▶ **Stated task**:
Where the string "this" occurs in the material below, report the whole line.

++++ Source records

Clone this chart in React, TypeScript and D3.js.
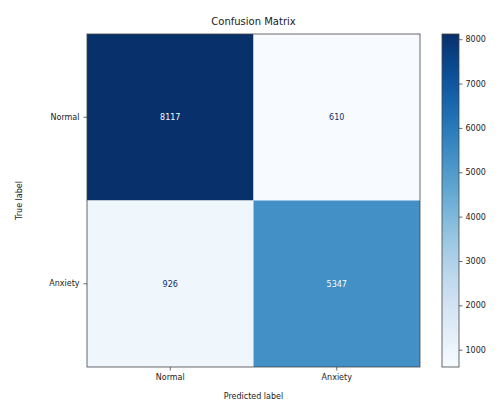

++++++++
++++ Source records

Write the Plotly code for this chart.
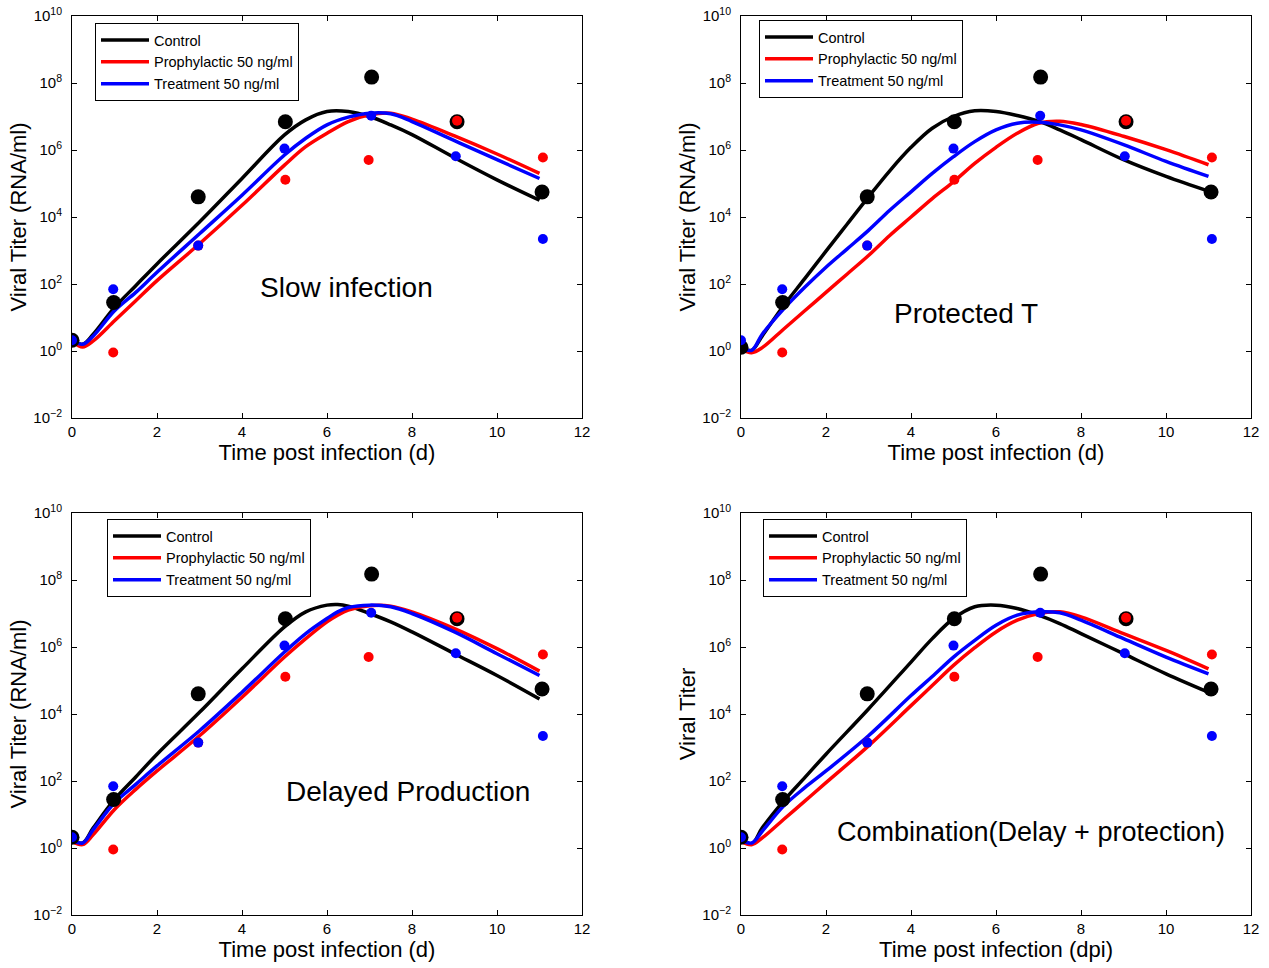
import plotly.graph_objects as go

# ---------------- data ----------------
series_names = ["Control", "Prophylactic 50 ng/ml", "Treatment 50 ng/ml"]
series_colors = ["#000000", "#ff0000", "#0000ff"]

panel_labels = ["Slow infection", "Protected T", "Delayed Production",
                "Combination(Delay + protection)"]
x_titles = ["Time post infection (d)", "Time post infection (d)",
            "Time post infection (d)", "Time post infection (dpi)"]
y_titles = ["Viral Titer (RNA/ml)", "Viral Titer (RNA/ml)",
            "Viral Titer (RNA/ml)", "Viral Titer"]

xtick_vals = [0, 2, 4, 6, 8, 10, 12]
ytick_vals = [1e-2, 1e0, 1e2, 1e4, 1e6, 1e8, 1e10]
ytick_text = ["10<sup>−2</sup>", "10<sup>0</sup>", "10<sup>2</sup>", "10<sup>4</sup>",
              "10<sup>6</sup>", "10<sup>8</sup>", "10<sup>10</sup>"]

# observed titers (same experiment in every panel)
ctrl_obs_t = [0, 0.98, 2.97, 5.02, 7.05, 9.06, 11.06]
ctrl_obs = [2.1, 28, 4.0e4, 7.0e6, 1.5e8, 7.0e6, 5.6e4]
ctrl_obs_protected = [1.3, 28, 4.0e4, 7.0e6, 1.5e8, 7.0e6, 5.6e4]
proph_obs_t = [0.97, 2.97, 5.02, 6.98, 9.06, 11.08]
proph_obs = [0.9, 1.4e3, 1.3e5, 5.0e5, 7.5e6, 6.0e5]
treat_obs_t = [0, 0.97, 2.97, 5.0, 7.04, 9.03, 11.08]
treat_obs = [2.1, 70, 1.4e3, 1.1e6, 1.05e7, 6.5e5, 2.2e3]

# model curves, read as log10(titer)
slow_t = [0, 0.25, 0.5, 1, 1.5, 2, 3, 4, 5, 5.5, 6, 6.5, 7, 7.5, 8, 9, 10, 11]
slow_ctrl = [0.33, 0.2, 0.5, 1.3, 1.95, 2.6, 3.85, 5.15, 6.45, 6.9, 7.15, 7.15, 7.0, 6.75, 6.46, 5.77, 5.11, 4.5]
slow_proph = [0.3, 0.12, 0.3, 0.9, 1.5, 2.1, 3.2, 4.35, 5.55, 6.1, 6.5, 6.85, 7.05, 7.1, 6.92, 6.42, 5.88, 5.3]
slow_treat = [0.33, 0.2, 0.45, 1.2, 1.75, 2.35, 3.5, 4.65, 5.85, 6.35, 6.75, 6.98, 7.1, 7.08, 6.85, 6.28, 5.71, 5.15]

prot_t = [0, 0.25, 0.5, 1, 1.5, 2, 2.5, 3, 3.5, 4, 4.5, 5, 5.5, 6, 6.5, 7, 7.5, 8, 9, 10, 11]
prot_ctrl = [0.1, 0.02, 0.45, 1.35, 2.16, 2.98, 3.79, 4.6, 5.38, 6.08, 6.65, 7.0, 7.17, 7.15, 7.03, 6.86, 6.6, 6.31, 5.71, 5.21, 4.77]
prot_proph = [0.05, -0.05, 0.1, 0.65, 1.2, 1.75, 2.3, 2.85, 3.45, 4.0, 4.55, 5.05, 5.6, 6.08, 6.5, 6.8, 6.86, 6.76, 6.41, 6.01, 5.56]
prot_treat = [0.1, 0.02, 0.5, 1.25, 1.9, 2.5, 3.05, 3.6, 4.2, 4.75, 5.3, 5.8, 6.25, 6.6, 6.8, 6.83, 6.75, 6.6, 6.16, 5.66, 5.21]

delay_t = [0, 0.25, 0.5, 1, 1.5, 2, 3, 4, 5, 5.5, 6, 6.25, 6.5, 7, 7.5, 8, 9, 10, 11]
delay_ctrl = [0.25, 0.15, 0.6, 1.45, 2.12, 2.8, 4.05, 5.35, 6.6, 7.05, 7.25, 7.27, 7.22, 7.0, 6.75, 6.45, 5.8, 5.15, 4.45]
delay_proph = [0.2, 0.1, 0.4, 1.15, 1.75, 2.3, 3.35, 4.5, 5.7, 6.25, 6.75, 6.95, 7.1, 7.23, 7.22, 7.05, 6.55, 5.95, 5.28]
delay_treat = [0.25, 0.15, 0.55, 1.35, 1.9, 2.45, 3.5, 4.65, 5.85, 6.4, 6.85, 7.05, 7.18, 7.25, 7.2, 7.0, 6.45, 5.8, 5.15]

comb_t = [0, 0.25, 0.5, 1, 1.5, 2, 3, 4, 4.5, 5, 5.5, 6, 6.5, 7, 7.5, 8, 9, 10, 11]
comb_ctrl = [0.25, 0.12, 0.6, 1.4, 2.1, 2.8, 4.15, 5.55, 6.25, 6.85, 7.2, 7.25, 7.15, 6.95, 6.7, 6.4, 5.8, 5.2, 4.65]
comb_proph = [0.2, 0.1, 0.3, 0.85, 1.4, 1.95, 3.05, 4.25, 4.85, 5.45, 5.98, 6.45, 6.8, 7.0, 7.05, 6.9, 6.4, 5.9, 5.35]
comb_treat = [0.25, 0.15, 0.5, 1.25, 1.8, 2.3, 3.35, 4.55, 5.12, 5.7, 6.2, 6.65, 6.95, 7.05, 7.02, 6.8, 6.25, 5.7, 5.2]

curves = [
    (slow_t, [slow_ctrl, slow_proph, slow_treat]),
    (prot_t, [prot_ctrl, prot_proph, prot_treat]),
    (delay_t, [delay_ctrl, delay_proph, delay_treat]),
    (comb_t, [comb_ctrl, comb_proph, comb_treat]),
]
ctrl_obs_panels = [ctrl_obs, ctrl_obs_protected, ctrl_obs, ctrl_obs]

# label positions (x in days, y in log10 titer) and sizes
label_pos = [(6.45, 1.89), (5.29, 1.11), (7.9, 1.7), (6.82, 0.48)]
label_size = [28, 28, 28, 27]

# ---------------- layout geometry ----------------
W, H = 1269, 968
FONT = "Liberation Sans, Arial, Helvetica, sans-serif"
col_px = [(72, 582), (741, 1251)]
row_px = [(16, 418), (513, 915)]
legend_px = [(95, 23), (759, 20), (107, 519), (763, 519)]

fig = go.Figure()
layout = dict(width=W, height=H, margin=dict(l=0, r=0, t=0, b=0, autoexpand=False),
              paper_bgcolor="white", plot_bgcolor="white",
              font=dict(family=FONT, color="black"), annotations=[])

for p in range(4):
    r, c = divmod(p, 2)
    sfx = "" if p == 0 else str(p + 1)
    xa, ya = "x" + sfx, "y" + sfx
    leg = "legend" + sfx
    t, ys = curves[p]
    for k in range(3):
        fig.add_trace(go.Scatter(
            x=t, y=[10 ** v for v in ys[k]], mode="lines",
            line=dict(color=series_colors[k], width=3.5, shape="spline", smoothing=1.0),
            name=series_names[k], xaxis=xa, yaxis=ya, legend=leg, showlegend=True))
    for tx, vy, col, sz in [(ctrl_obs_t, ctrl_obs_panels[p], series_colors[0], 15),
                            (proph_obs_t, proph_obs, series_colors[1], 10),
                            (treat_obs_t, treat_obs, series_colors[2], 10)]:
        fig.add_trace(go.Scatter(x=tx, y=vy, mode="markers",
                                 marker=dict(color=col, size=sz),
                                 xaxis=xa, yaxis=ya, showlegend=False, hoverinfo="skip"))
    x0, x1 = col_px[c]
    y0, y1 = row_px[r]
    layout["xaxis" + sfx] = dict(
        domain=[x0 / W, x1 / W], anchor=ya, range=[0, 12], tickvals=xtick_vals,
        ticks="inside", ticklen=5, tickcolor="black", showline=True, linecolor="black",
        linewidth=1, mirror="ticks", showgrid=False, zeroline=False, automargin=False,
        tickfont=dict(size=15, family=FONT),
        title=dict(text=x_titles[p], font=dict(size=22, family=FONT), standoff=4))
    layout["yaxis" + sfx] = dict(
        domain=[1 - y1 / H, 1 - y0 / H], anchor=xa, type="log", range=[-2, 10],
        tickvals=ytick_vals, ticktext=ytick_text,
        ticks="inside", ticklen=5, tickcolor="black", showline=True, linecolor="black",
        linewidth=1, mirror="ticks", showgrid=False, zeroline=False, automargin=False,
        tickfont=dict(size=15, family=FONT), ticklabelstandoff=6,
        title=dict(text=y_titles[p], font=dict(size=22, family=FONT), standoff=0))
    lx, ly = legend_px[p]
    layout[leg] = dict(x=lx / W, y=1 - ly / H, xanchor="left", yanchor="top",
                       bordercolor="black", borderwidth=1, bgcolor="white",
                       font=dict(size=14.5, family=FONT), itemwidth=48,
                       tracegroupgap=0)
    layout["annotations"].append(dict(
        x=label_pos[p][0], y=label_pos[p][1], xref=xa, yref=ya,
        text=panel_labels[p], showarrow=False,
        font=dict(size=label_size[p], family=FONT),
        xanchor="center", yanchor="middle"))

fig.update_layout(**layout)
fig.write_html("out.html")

++++++++
++++ Source records

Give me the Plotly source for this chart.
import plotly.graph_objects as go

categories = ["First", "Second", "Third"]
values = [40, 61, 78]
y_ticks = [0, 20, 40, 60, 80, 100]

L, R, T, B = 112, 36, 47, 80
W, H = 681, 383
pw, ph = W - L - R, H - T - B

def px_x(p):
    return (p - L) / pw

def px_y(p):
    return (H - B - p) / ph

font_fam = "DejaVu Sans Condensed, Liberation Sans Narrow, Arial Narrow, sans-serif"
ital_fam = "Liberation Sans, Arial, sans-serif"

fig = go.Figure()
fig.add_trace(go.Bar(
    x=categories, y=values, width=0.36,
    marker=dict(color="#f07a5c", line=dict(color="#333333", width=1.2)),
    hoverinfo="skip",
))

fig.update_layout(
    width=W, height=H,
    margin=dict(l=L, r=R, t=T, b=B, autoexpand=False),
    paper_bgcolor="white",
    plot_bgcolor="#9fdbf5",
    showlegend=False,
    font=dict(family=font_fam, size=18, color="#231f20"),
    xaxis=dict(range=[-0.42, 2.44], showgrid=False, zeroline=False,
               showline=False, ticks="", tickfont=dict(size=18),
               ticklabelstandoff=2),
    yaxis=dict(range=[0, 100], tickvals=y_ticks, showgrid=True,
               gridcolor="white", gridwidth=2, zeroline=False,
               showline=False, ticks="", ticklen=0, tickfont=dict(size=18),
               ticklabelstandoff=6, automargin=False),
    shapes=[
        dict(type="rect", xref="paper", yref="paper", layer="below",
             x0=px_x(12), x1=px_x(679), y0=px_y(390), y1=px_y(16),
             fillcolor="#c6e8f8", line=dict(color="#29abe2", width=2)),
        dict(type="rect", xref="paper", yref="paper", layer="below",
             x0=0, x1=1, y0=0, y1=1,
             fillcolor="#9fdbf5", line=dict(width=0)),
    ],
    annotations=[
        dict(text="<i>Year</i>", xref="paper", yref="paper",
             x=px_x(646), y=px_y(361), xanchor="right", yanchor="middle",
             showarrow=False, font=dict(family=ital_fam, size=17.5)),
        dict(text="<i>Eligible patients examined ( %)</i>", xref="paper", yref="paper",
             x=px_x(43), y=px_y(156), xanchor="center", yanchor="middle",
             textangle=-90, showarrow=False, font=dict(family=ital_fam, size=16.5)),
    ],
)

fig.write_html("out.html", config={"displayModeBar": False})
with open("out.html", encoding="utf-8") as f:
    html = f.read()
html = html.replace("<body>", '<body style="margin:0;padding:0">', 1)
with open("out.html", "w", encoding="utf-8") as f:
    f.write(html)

++++++++

▶ **Response**:
Clone this chart in React, TypeScript and D3.js.
Write the Plotly code for this chart.
Give me the Plotly source for this chart.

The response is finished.